Günümüzde insanların çoğunun da bildiği gibi, Wikileaks; uluslararası, çevrimiçi, kar amacı gütmeyen ve gizli bilgiler, sızmış haberler, anonim kaynaklardan sağlanan gizli materyaller vb. bilgileri yayınlayan gizli bir organizasyon. Wikileaks, kontrolcü elit kitleyi yıllardır tehdit eden bir yapılanma. Bu tavırları sayesinde dünyanın dört bir yanından basın kuruluşunun da ilgi odağı durumundalar.
Basın, yıllardır, gizli bilgilerin topluma sunulmasının ulusal güvenliğe karşıt bir tehdit oluşturduğu gerekçesiyle Assange’yi sıkıştırıyor. Fakat bu tamamen doğru bir önerme değil.
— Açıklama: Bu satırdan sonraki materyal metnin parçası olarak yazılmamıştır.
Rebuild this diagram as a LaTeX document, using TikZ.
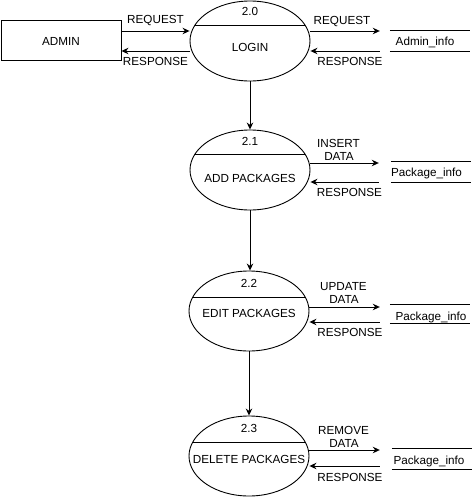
\documentclass[tikz,border=0pt]{standalone}
\usepackage{fontspec}
\setmainfont{Liberation Sans}
\usetikzlibrary{arrows.meta,calc,shapes.geometric}
\begin{document}
\begin{tikzpicture}[x=1pt,y=-1pt,
  txt/.style={font=\fontsize{11.7}{13}\selectfont, inner sep=0pt, text height=8.4pt, text depth=0pt},
  proc/.style={ellipse, draw, line width=0.9pt, minimum width=120pt, minimum height=80pt, inner sep=0pt},
  ext/.style={rectangle, draw, line width=0.9pt, minimum width=120pt, minimum height=40pt, inner sep=0pt},
  store/.style={rectangle, minimum width=80pt, minimum height=20pt, inner sep=0pt},
  flow/.style={line width=0.9pt, -{Stealth[length=7pt,width=6.5pt]}},
  thin/.style={line width=0.9pt}
]
\useasboundingbox (0,0) rectangle (474,498);

% external entity
\node[ext] (admin) at (61,40) {};
\node[txt] (admintxt) at (61,41) {ADMIN};

% processes
\node[proc] (p0) at (250,41) {};
\node[proc] (p1) at (250,170) {};
\node[proc] (p2) at (249,311) {};
\node[proc] (p3) at (249,456) {};

% dividing lines
\begin{scope}
  \clip (p0.center) ellipse [x radius=60pt, y radius=40pt];
  \draw[thin] ($(p0.center)+(-61,-16)$) -- ($(p0.center)+(61,-16)$);
\end{scope}
\begin{scope}
  \clip (p1.center) ellipse [x radius=60pt, y radius=40pt];
  \draw[thin] ($(p1.center)+(-61,-16)$) -- ($(p1.center)+(61,-16)$);
\end{scope}
\begin{scope}
  \clip (p2.center) ellipse [x radius=60pt, y radius=40pt];
  \draw[thin] ($(p2.center)+(-61,-14)$) -- ($(p2.center)+(61,-14)$);
\end{scope}
\begin{scope}
  \clip (p3.center) ellipse [x radius=60pt, y radius=40pt];
  \draw[thin] ($(p3.center)+(-61,-14)$) -- ($(p3.center)+(61,-14)$);
\end{scope}

% process texts
\node[txt] (n0) at (250,11) {2.0};
\node[txt] (t0) at (250,47) {LOGIN};
\node[txt] (n1) at (250,141) {2.1};
\node[txt] (t1) at (250,178) {ADD PACKAGES};
\node[txt] (n2) at (249,283) {2.2};
\node[txt] (t2) at (249,313) {EDIT PACKAGES};
\node[txt] (n3) at (249,428) {2.3};
\node[txt] (t3) at (249,459) {DELETE PACKAGES};

% data stores
\node[store] (s0) at (430,41) {};
\node[store] (s1) at (431,172) {};
\node[store, minimum height=18pt] (s2) at (430,314) {};
\node[store] (s3) at (432,459) {};
\foreach \s in {s0,s1,s2,s3}{
  \draw[thin] (\s.north west) -- (\s.north east);
  \draw[thin] (\s.south west) -- (\s.south east);
}
\node[txt] (st0) at (425,41) {Admin\_info};
\node[txt] (st1) at (426.5,172) {Package\_info};
\node[txt] (st2) at (431,316) {Package\_info};
\node[txt] (st3) at (429,460) {Package\_info};

% flows admin <-> login
\draw[flow] ([yshift=9pt]admin.east) -- ([yshift=10pt]p0.west);
\draw[flow] ([yshift=-10pt]p0.west) -- ([yshift=-11pt]admin.east);
\node[txt] (l1) at (155.5,19) {REQUEST};
\node[txt] (l2) at (155.5,61) {RESPONSE};

% login <-> admin_info
\draw[flow] ([yshift=10pt]p0.east) -- ([xshift=-10pt,yshift=10pt]s0.west);
\draw[flow] ([xshift=-10pt,yshift=-10pt]s0.west) -- ([yshift=-10pt]p0.east);
\node[txt] (l3) at (342,20) {REQUEST};
\node[txt] (l4) at (350,61) {RESPONSE};

% vertical flows
\draw[flow] (p0.south) -- (p0.south |- p1.north);
\draw[flow] (p1.south) -- (p1.south |- p2.north);
\draw[flow] (p2.south) -- (p2.south |- p3.north);

% 2.1 <-> store
\draw[flow] ([yshift=7pt]p1.east) -- ([xshift=-12pt,yshift=9pt]s1.west);
\draw[flow] ([xshift=-12pt,yshift=-10pt]s1.west) -- ([yshift=-12pt]p1.east);
\node[txt] (l5) at (338.5,143) {INSERT};
\node[txt] (l6) at (339,156) {DATA};
\node[txt] (l7) at (349.5,192) {RESPONSE};

% 2.2 <-> store
\draw[flow] ([yshift=4pt]p2.east) -- ([xshift=-10pt,yshift=7pt]s2.west);
\draw[flow] ([xshift=-10pt,yshift=-8pt]s2.west) -- ([yshift=-11pt]p2.east);
\node[txt] (l8) at (343.5,286) {UPDATE};
\node[txt] (l9) at (344,299) {DATA};
\node[txt] (l10) at (350,332) {RESPONSE};

% 2.3 <-> store
\draw[flow] ([yshift=6pt]p3.east) -- ([xshift=-12pt,yshift=9pt]s3.west);
\draw[flow] ([xshift=-12pt,yshift=-7pt]s3.west) -- ([yshift=-10pt]p3.east);
\node[txt] (l11) at (343.5,430) {REMOVE};
\node[txt] (l12) at (344,443) {DATA};
\node[txt] (l13) at (350,477) {RESPONSE};
\end{tikzpicture}
\end{document}
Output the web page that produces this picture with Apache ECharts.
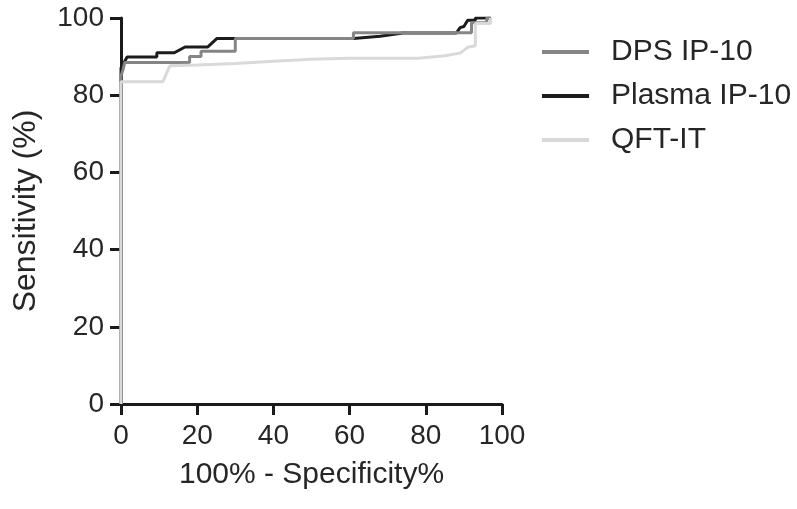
<!DOCTYPE html>
<html>
<head>
<meta charset="utf-8">
<script src="https://cdn.jsdelivr.net/npm/echarts@6/dist/echarts.min.js"></script>
<style>
  html, body { margin: 0; padding: 0; background: #fff; }
  #rocChart { width: 797px; height: 509px; }
</style>
</head>
<body>
<div id="rocChart"></div>
<script>
// ROC 曲线数据: [100% - Specificity%, Sensitivity %]
const seriesNames = ['DPS IP-10', 'Plasma IP-10', 'QFT-IT']
const axisTicks = [0, 20, 40, 60, 80, 100]

const dpsPoints = [
  [0, 0], [0, 85], [0.5, 86.5], [1, 88.5], [18, 88.5], [18, 90], [21, 90], [21, 91.4],
  [30, 91.4], [30, 94.7], [61, 94.7], [61, 96.2], [92, 96.2], [92, 98.8], [96, 98.8], [96, 100], [97, 100]
]
const plasmaPoints = [
  [0, 0], [0, 87], [1.6, 89.9], [9.4, 89.9], [9.4, 91], [14, 91], [16.8, 92.5], [22.8, 92.5],
  [25.2, 94.7], [61, 94.7], [68, 95.3], [74, 96.1], [88, 96.1], [89, 97.5], [90, 97.8], [91, 99.4],
  [93, 99.4], [93, 100], [97, 100]
]
const qftPoints = [
  [0, 0], [0, 83.5], [11, 83.5], [12.8, 87.6], [20, 87.8], [30, 88.2], [40, 88.8], [50, 89.3],
  [60, 89.6], [78, 89.6], [85, 90.2], [89, 90.9], [91, 92.4], [93, 92.8], [93, 98.6], [97, 98.6], [97, 100]
]

let myChart = echarts.init(document.getElementById('rocChart'))

const textColor = '#262626'
const axisColor = '#1a1a1a'

const axisCommon = {
  type: 'value',
  min: axisTicks[0],
  max: axisTicks[axisTicks.length - 1],
  interval: axisTicks[1] - axisTicks[0],
  nameLocation: 'middle',
  nameTextStyle: { color: textColor, fontSize: 30, fontFamily: 'Liberation Sans' },
  splitLine: { show: false },
  axisLine: { show: true, lineStyle: { color: axisColor, width: 3 } },
  axisTick: { show: true, length: 11, lineStyle: { color: axisColor, width: 3 } },
  axisLabel: { color: textColor, fontSize: 28, fontFamily: 'Liberation Sans' }
}

let option = {
  animation: false,
  backgroundColor: '#fff',
  grid: { left: 121, right: 295, top: 18, bottom: 105 },
  legend: {
    orient: 'vertical',
    left: 537,
    top: 30,
    data: seriesNames,
    icon: 'rect',
    itemWidth: 47,
    itemHeight: 4,
    itemGap: 10,
    textStyle: {
      color: textColor, fontSize: 30, fontFamily: 'Liberation Sans',
      lineHeight: 34, padding: [0, 0, 0, 17]
    }
  },
  xAxis: Object.assign({}, axisCommon, {
    name: '100% - Specificity%',
    nameGap: 56,
    axisLabel: Object.assign({}, axisCommon.axisLabel, { margin: 18 })
  }),
  yAxis: Object.assign({}, axisCommon, {
    name: 'Sensitivity (%)',
    nameGap: 79,
    nameRotate: 90,
    nameTextStyle: { color: textColor, fontSize: 32, fontFamily: 'Liberation Sans' },
    axisLabel: Object.assign({}, axisCommon.axisLabel, { margin: 17 })
  }),
  series: [
    {
      name: 'Plasma IP-10', type: 'line', symbol: 'none', data: plasmaPoints,
      lineStyle: { color: '#1c1c1c', width: 3 }, itemStyle: { color: '#1c1c1c' }
    },
    {
      name: 'DPS IP-10', type: 'line', symbol: 'none', data: dpsPoints,
      lineStyle: { color: '#858585', width: 3 }, itemStyle: { color: '#858585' }
    },
    {
      name: 'QFT-IT', type: 'line', symbol: 'none', data: qftPoints,
      lineStyle: { color: '#d9d9d9', width: 3 }, itemStyle: { color: '#d9d9d9' }
    }
  ]
}
myChart.setOption(option)
</script>
</body>
</html>
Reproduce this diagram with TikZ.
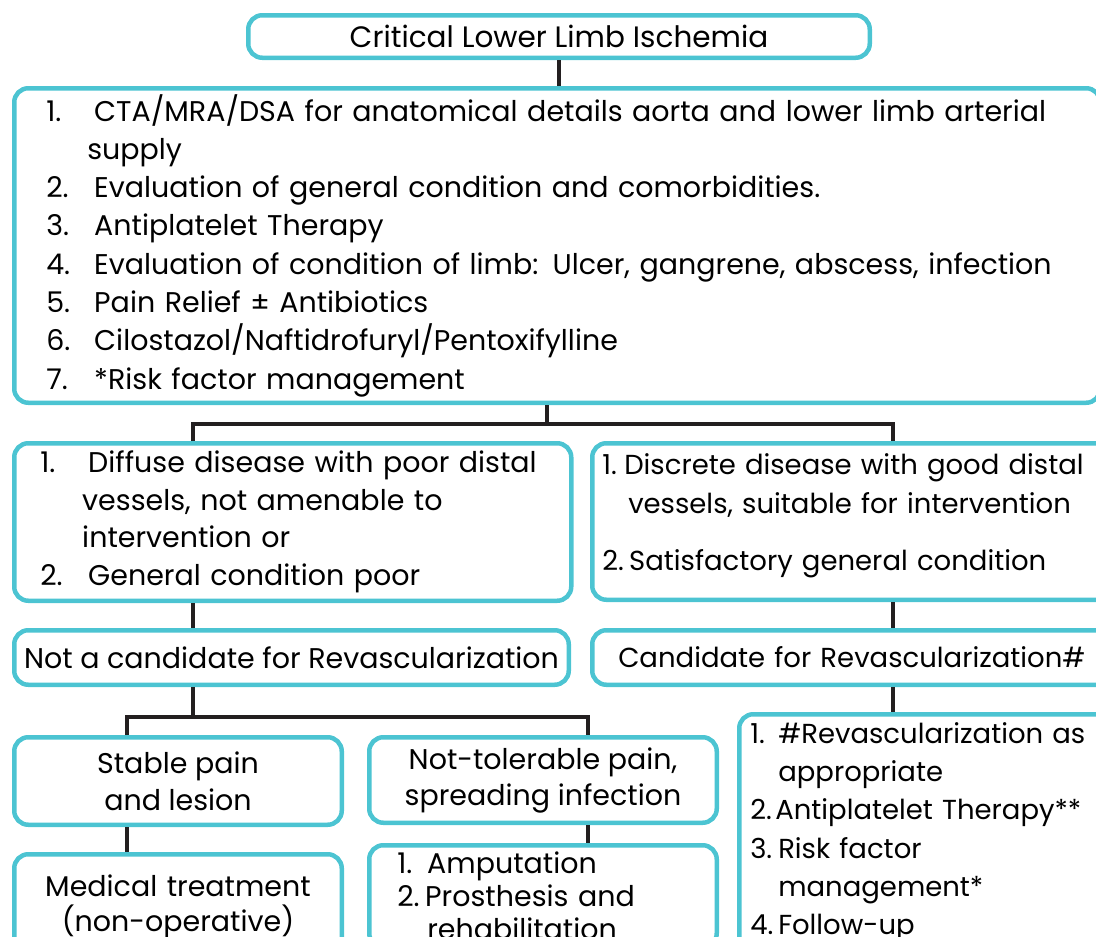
\documentclass[tikz,border=0pt]{standalone}
\usepackage{fontspec}
\setmainfont{Poppins}
\definecolor{boxteal}{RGB}{76,196,210}
\definecolor{linkgray}{RGB}{35,31,32}

\begin{document}
\begin{tikzpicture}[x=1pt,y=-1pt,
  box/.style={draw=boxteal, line width=4.5pt, rounded corners=14pt, fill=white,
    font=\fontsize{28.5}{38.3}\selectfont},
  link/.style={draw=linkgray, line width=4pt}]
\useasboundingbox (0,0) rectangle (1096,937);
\clip (0,0) rectangle (1096,937);

\node[box, minimum width=621.5pt, minimum height=42.5pt, font=\fontsize{29.5}{38}\selectfont] (crit) at (559,36.5) {Critical Lower Limb Ischemia};
\node[box, anchor=north west, minimum height=314.5pt, inner xsep=32pt, text width=1022pt, align=left] (mgmt) at (12,86)
  {\makebox[48pt][l]{1.}CTA/MRA/DSA for anatomical details aorta and lower limb arterial\\
   \hspace*{41pt}supply\\
   \makebox[48pt][l]{2.}Evaluation of general condition and comorbidities.\\
   \makebox[48pt][l]{3.}Antiplatelet Therapy\\
   \makebox[48pt][l]{4.}Evaluation of condition of limb: Ulcer, gangrene, abscess, infection\\
   \makebox[48pt][l]{5.}Pain Relief ± Antibiotics\\
   \makebox[48pt][l]{6.}Cilostazol/Naftidrofuryl/Pentoxifylline\\
   \makebox[48pt][l]{7.}*Risk factor management};

\node[box, anchor=north west, minimum height=157.5pt, inner xsep=26pt, text width=505pt, align=left,
  font=\fontsize{28.5}{37.5}\selectfont] (diffuse) at (12,441)
  {\makebox[48pt][l]{1.}Diffuse disease with poor distal\\
   \hspace*{42pt}vessels, not amenable to\\
   \hspace*{42pt}intervention or\\
   \makebox[48pt][l]{2.}General condition poor};
\node[box, anchor=north west, minimum height=156.5pt, inner xsep=10pt, text width=560pt, align=left,
  font=\fontsize{27.5}{39}\selectfont] (discrete) at (590,441)
  {\makebox[22pt][l]{1.}Discrete disease with good distal\\
   \hspace*{26pt}vessels, suitable for intervention\\[18pt]
   \makebox[27pt][l]{2.}Satisfactory general condition\rule[-18pt]{0pt}{18pt}};

\node[box, minimum width=554.5pt, minimum height=54.5pt] (notcand) at (291.5,657.5) {Not a candidate for Revascularization};
\node[box, anchor=west, minimum height=54.5pt, inner xsep=26pt, text width=520pt, align=left,
  font=\fontsize{27.5}{38}\selectfont] (cand) at (590,657.5)
  {Candidate for Revascularization\#};

\node[box, minimum width=327.5pt, minimum height=87.5pt, align=center,
  font=\fontsize{28.5}{37}\selectfont] (stable) at (178,781) {Stable pain\\and lesion};
\node[box, minimum width=347.5pt, minimum height=85.5pt, align=center,
  font=\fontsize{28.5}{36}\selectfont] (spread) at (543,780) {Not-tolerable pain,\\spreading infection};

\node[box, anchor=north west, inner xsep=12pt, inner ysep=21pt, text width=303.5pt, align=center,
  font=\fontsize{28.5}{35}\selectfont] (medical) at (12,852)
  {Medical treatment\\(non-operative)};
\node[box, anchor=north west, inner xsep=28pt, inner ysep=7pt, text width=291.5pt, align=left,
  font=\fontsize{28.5}{33}\selectfont] (amput) at (367,843)
  {\makebox[30pt][l]{1.}Amputation\\
   \makebox[28pt][l]{2.}Prosthesis and\\
   \hspace*{30pt}rehabilitation};
\node[box, anchor=north west, inner xsep=11pt, inner ysep=8pt, text width=400pt, align=left,
  font=\fontsize{27.5}{38.3}\selectfont] (revasc) at (737,712)
  {\makebox[28pt][l]{1.}\#Revascularization as\\
   \hspace*{28pt}appropriate\\
   \makebox[25pt][l]{2.}Antiplatelet Therapy**\\
   \makebox[28pt][l]{3.}Risk factor\\
   \hspace*{28pt}management*\\
   \makebox[28pt][l]{4.}Follow-up};

\coordinate (j1) at (547,424);
\coordinate (jA) at (193,424);
\coordinate (jB) at (893,424);
\coordinate (j2) at (193,717);
\coordinate (jE) at (127,717);
\coordinate (jF) at (588,717);

\draw[link] (crit.south) -- (crit.south |- mgmt.north);
\draw[link] (mgmt.south -| j1) -- (j1);
\draw[link] (jA |- diffuse.north) -- (jA) -- (jB) -- (jB |- discrete.north);
\draw[link] (jA |- diffuse.south) -- (jA |- notcand.north);
\draw[link] (jB |- discrete.south) -- (jB |- cand.north);
\draw[link] (notcand.south -| j2) -- (j2);
\draw[link] (jE |- stable.north) -- (jE) -- (jF) -- (jF |- spread.north);
\draw[link] (jE |- stable.south) -- (jE |- medical.north);
\draw[link] (jF |- spread.south) -- (jF |- amput.north);
\draw[link] (jB |- cand.south) -- (jB |- revasc.north);
\end{tikzpicture}
\end{document}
Bu daha çok; elit kesimin, insan ırkını kontrol edemeyeceğinden korktuğu için, üstünü kapamaya çalıştığı gerçeklere karşıt bit tehdit.
Hali hazırda gün yüzüne çıkartılan bir çok resmi belgeden sonra, ‘Wikileaks kayıtları’nın ortaya çıkardıkları da insanlar tarafından çok büyük bir sürpriz olarak karşılanmadı. Fakat Assange, UFO’lara dair hala yayınlanmamış belgelerin varolduğunu söylüyor. Bu bir şaka değil. Örneğin, Wikileaks, son dönemlerde aşağıda da okuyabileceğiniz ilginç bir kaydı ortaya çıkardı:
13 Ocak günü büyükelçi, Dushanbe Belediye Başkanı ve Parlemento Genel Başkanı olan Mahmadsaid Ubaidulloev’i ofisine çağırdı. Belediye başkanı konuşmasına Afganistan ile ilgili uzun söyleviyle başladı, ve Amerika Birleşik Devletleri’ne katkılarından dolayı teşekkürlerini iletti. “21. Yüzyılın 3.yarısına girdiğimiz bu günlerde, Amerika Birleşik Devletleri’nin Afganistan için yaptığı fedakarlığın ne kadar önemli olduğunu” söyledi. Ubaidulloev, Afganistandaki asıl görevin etnik kökeni farklı olan grupları tek çatı altında toplamak ve bir milliyetçilik duygusu oluşturmak olduğunu söyledi ve Birleşik Devletlerin buna bir örnek oluşturduğunu belirtti. “Savaş çok tehlikeli” dedi ve ekledi: “diğer gezegenlerde hayat olduğunu biliyoruz, fakat önce kendi gezegenimizde barışı sağlamalıyız”.
–Kayıt sonu.
Sadece bu kayıt değil, Julian Assange’nin kendi cümleleri de insanların kafalarında soru işaretleri uyandırmaya devam ediyor. Çünkü aşağıdaki video ses ile uyumlu değil. Söyleşinin gerçek olup olmadığı hakkında kesin bir bilgi yok. Fakat, eğer dudak okuyabiliyorasnız, takip etmeniz çok da zor değil. Ayrıca, ses gerçekten Julian’ınkine benziyor. Son olarak, birçok büyük basın kuruluşu (Telegraph, CBS News ve dahası) aynı videoyu yayınladı, ve hepsi hızlıca yayından kaldırıldı. Diğer büyük basın kuruluşları da ya videoyu yarıda kestiler, ya da durumla alay edici makaleler yazdılar. Gerçek şu ki, videonun orjinal halinde ses tamamen kusursuzdu, ve ortada bir uyumsuzluk yoktu.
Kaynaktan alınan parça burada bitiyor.